Source material:

════════════════════

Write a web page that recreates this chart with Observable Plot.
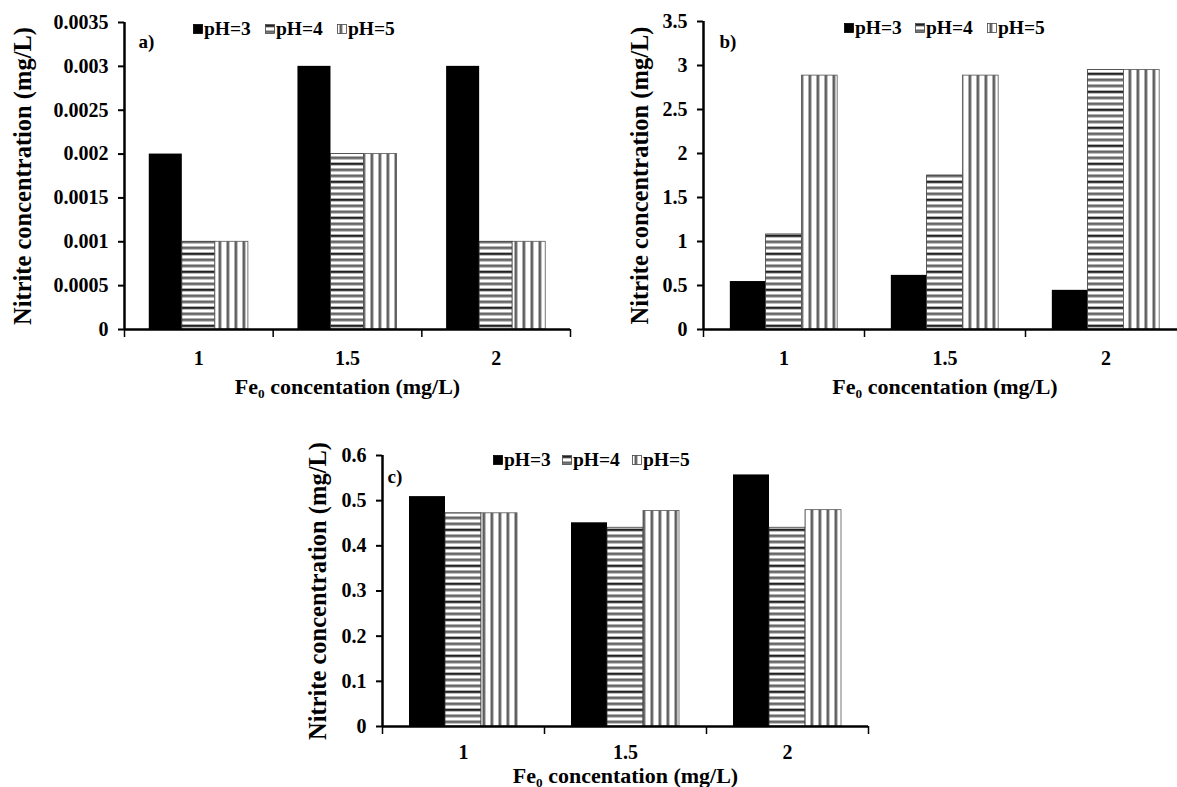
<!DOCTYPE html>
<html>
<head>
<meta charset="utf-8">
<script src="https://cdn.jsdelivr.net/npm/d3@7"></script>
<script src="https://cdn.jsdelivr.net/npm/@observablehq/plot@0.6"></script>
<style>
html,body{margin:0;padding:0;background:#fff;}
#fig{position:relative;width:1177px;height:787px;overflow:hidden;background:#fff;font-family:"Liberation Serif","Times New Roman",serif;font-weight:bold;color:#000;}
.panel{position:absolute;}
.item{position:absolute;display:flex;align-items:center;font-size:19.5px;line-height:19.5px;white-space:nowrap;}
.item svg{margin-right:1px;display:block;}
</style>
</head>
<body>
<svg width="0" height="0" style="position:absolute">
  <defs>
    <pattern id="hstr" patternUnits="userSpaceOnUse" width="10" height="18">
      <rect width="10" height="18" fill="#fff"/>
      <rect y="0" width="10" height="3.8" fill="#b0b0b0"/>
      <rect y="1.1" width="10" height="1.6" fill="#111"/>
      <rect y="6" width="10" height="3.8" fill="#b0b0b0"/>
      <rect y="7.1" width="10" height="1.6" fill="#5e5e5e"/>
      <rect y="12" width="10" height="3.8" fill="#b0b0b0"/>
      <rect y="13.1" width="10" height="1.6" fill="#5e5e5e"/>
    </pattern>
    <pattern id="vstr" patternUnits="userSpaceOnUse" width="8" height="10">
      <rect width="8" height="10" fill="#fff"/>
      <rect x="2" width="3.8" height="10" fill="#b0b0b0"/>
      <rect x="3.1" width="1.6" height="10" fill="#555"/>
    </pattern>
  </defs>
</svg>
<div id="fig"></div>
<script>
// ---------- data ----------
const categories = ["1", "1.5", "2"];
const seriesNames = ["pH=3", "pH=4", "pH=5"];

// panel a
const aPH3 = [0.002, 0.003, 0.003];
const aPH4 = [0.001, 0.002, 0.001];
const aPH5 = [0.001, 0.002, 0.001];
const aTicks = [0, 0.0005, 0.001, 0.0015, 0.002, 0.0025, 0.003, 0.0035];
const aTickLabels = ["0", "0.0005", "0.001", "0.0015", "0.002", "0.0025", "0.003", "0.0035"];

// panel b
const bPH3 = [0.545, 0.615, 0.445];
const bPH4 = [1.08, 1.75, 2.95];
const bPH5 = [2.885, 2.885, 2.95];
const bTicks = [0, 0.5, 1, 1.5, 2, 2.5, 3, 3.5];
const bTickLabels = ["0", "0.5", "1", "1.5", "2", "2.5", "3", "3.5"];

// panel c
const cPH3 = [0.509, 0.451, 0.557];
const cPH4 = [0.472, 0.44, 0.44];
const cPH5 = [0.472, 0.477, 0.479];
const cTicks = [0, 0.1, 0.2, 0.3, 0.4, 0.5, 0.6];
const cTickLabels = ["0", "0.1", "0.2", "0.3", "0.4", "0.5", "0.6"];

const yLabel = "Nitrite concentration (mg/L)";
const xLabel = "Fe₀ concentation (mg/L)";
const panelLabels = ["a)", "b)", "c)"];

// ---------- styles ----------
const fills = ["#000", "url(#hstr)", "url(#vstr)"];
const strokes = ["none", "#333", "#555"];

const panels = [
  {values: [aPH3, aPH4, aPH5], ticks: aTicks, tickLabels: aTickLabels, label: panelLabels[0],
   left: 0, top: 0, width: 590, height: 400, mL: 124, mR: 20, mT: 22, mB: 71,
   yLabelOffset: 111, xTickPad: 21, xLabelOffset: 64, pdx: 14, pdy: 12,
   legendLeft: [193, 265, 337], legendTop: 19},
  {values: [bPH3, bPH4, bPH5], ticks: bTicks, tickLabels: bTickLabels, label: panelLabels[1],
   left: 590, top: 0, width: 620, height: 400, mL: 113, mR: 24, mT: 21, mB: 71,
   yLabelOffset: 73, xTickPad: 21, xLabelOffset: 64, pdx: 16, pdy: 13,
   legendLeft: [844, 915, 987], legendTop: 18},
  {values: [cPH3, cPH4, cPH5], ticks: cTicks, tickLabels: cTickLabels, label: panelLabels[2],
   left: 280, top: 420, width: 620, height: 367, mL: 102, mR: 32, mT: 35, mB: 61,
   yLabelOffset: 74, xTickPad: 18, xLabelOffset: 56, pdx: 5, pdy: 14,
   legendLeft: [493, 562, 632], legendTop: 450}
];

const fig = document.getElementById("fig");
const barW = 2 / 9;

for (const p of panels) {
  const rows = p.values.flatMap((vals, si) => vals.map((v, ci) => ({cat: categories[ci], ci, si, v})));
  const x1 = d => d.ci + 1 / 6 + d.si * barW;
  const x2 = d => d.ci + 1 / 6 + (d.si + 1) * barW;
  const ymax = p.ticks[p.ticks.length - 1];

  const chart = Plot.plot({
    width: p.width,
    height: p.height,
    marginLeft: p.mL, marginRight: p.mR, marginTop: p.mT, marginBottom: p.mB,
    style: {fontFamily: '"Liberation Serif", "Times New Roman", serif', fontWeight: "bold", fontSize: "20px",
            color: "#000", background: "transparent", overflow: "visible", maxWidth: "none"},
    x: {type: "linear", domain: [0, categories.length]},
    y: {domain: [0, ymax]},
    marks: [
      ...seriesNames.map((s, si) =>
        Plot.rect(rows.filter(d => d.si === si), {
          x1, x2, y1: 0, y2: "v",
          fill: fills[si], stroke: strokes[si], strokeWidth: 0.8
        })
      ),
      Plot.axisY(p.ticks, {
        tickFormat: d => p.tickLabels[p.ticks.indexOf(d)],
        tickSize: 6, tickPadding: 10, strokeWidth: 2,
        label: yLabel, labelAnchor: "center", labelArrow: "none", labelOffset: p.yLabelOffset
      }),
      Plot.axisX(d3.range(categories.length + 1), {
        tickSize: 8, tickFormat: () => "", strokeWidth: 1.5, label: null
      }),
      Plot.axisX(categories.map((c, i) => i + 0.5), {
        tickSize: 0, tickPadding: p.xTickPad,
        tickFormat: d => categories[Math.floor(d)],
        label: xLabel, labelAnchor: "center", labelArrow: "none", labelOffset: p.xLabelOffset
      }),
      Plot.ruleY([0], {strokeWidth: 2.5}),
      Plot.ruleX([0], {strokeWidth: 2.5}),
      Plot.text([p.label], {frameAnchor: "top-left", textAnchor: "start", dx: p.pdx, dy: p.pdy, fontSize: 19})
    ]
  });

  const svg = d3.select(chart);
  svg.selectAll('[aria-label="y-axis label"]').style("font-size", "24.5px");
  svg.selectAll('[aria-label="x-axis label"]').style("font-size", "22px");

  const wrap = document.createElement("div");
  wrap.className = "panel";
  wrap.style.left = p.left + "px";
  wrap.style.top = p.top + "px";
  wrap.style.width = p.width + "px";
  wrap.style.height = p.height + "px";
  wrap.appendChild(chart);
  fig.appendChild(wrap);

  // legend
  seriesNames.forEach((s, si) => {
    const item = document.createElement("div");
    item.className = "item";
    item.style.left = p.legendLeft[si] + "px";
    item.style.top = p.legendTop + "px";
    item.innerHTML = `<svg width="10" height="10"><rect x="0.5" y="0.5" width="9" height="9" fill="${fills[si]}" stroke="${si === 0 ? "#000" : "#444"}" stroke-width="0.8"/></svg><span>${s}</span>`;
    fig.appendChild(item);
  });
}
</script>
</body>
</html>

════════════════════

Problem to solve: Leave out the pictures and reproduce the rest of the listing exactly.

Written solution:
Write a web page that recreates this chart with Observable Plot.
<!DOCTYPE html>
<html>
<head>
<meta charset="utf-8">
<script src="https://cdn.jsdelivr.net/npm/d3@7"></script>
<script src="https://cdn.jsdelivr.net/npm/@observablehq/plot@0.6"></script>
<style>
html,body{margin:0;padding:0;background:#fff;}
#fig{position:relative;width:1177px;height:787px;overflow:hidden;background:#fff;font-family:"Liberation Serif","Times New Roman",serif;font-weight:bold;color:#000;}
.panel{position:absolute;}
.item{position:absolute;display:flex;align-items:center;font-size:19.5px;line-height:19.5px;white-space:nowrap;}
.item svg{margin-right:1px;display:block;}
</style>
</head>
<body>
<svg width="0" height="0" style="position:absolute">
  <defs>
    <pattern id="hstr" patternUnits="userSpaceOnUse" width="10" height="18">
      <rect width="10" height="18" fill="#fff"/>
      <rect y="0" width="10" height="3.8" fill="#b0b0b0"/>
      <rect y="1.1" width="10" height="1.6" fill="#111"/>
      <rect y="6" width="10" height="3.8" fill="#b0b0b0"/>
      <rect y="7.1" width="10" height="1.6" fill="#5e5e5e"/>
      <rect y="12" width="10" height="3.8" fill="#b0b0b0"/>
      <rect y="13.1" width="10" height="1.6" fill="#5e5e5e"/>
    </pattern>
    <pattern id="vstr" patternUnits="userSpaceOnUse" width="8" height="10">
      <rect width="8" height="10" fill="#fff"/>
      <rect x="2" width="3.8" height="10" fill="#b0b0b0"/>
      <rect x="3.1" width="1.6" height="10" fill="#555"/>
    </pattern>
  </defs>
</svg>
<div id="fig"></div>
<script>
// ---------- data ----------
const categories = ["1", "1.5", "2"];
const seriesNames = ["pH=3", "pH=4", "pH=5"];

// panel a
const aPH3 = [0.002, 0.003, 0.003];
const aPH4 = [0.001, 0.002, 0.001];
const aPH5 = [0.001, 0.002, 0.001];
const aTicks = [0, 0.0005, 0.001, 0.0015, 0.002, 0.0025, 0.003, 0.0035];
const aTickLabels = ["0", "0.0005", "0.001", "0.0015", "0.002", "0.0025", "0.003", "0.0035"];

// panel b
const bPH3 = [0.545, 0.615, 0.445];
const bPH4 = [1.08, 1.75, 2.95];
const bPH5 = [2.885, 2.885, 2.95];
const bTicks = [0, 0.5, 1, 1.5, 2, 2.5, 3, 3.5];
const bTickLabels = ["0", "0.5", "1", "1.5", "2", "2.5", "3", "3.5"];

// panel c
const cPH3 = [0.509, 0.451, 0.557];
const cPH4 = [0.472, 0.44, 0.44];
const cPH5 = [0.472, 0.477, 0.479];
const cTicks = [0, 0.1, 0.2, 0.3, 0.4, 0.5, 0.6];
const cTickLabels = ["0", "0.1", "0.2", "0.3", "0.4", "0.5", "0.6"];

const yLabel = "Nitrite concentration (mg/L)";
const xLabel = "Fe₀ concentation (mg/L)";
const panelLabels = ["a)", "b)", "c)"];

// ---------- styles ----------
const fills = ["#000", "url(#hstr)", "url(#vstr)"];
const strokes = ["none", "#333", "#555"];

const panels = [
  {values: [aPH3, aPH4, aPH5], ticks: aTicks, tickLabels: aTickLabels, label: panelLabels[0],
   left: 0, top: 0, width: 590, height: 400, mL: 124, mR: 20, mT: 22, mB: 71,
   yLabelOffset: 111, xTickPad: 21, xLabelOffset: 64, pdx: 14, pdy: 12,
   legendLeft: [193, 265, 337], legendTop: 19},
  {values: [bPH3, bPH4, bPH5], ticks: bTicks, tickLabels: bTickLabels, label: panelLabels[1],
   left: 590, top: 0, width: 620, height: 400, mL: 113, mR: 24, mT: 21, mB: 71,
   yLabelOffset: 73, xTickPad: 21, xLabelOffset: 64, pdx: 16, pdy: 13,
   legendLeft: [844, 915, 987], legendTop: 18},
  {values: [cPH3, cPH4, cPH5], ticks: cTicks, tickLabels: cTickLabels, label: panelLabels[2],
   left: 280, top: 420, width: 620, height: 367, mL: 102, mR: 32, mT: 35, mB: 61,
   yLabelOffset: 74, xTickPad: 18, xLabelOffset: 56, pdx: 5, pdy: 14,
   legendLeft: [493, 562, 632], legendTop: 450}
];

const fig = document.getElementById("fig");
const barW = 2 / 9;

for (const p of panels) {
  const rows = p.values.flatMap((vals, si) => vals.map((v, ci) => ({cat: categories[ci], ci, si, v})));
  const x1 = d => d.ci + 1 / 6 + d.si * barW;
  const x2 = d => d.ci + 1 / 6 + (d.si + 1) * barW;
  const ymax = p.ticks[p.ticks.length - 1];

  const chart = Plot.plot({
    width: p.width,
    height: p.height,
    marginLeft: p.mL, marginRight: p.mR, marginTop: p.mT, marginBottom: p.mB,
    style: {fontFamily: '"Liberation Serif", "Times New Roman", serif', fontWeight: "bold", fontSize: "20px",
            color: "#000", background: "transparent", overflow: "visible", maxWidth: "none"},
    x: {type: "linear", domain: [0, categories.length]},
    y: {domain: [0, ymax]},
    marks: [
      ...seriesNames.map((s, si) =>
        Plot.rect(rows.filter(d => d.si === si), {
          x1, x2, y1: 0, y2: "v",
          fill: fills[si], stroke: strokes[si], strokeWidth: 0.8
        })
      ),
      Plot.axisY(p.ticks, {
        tickFormat: d => p.tickLabels[p.ticks.indexOf(d)],
        tickSize: 6, tickPadding: 10, strokeWidth: 2,
        label: yLabel, labelAnchor: "center", labelArrow: "none", labelOffset: p.yLabelOffset
      }),
      Plot.axisX(d3.range(categories.length + 1), {
        tickSize: 8, tickFormat: () => "", strokeWidth: 1.5, label: null
      }),
      Plot.axisX(categories.map((c, i) => i + 0.5), {
        tickSize: 0, tickPadding: p.xTickPad,
        tickFormat: d => categories[Math.floor(d)],
        label: xLabel, labelAnchor: "center", labelArrow: "none", labelOffset: p.xLabelOffset
      }),
      Plot.ruleY([0], {strokeWidth: 2.5}),
      Plot.ruleX([0], {strokeWidth: 2.5}),
      Plot.text([p.label], {frameAnchor: "top-left", textAnchor: "start", dx: p.pdx, dy: p.pdy, fontSize: 19})
    ]
  });

  const svg = d3.select(chart);
  svg.selectAll('[aria-label="y-axis label"]').style("font-size", "24.5px");
  svg.selectAll('[aria-label="x-axis label"]').style("font-size", "22px");

  const wrap = document.createElement("div");
  wrap.className = "panel";
  wrap.style.left = p.left + "px";
  wrap.style.top = p.top + "px";
  wrap.style.width = p.width + "px";
  wrap.style.height = p.height + "px";
  wrap.appendChild(chart);
  fig.appendChild(wrap);

  // legend
  seriesNames.forEach((s, si) => {
    const item = document.createElement("div");
    item.className = "item";
    item.style.left = p.legendLeft[si] + "px";
    item.style.top = p.legendTop + "px";
    item.innerHTML = `<svg width="10" height="10"><rect x="0.5" y="0.5" width="9" height="9" fill="${fills[si]}" stroke="${si === 0 ? "#000" : "#444"}" stroke-width="0.8"/></svg><span>${s}</span>`;
    fig.appendChild(item);
  });
}
</script>
</body>
</html>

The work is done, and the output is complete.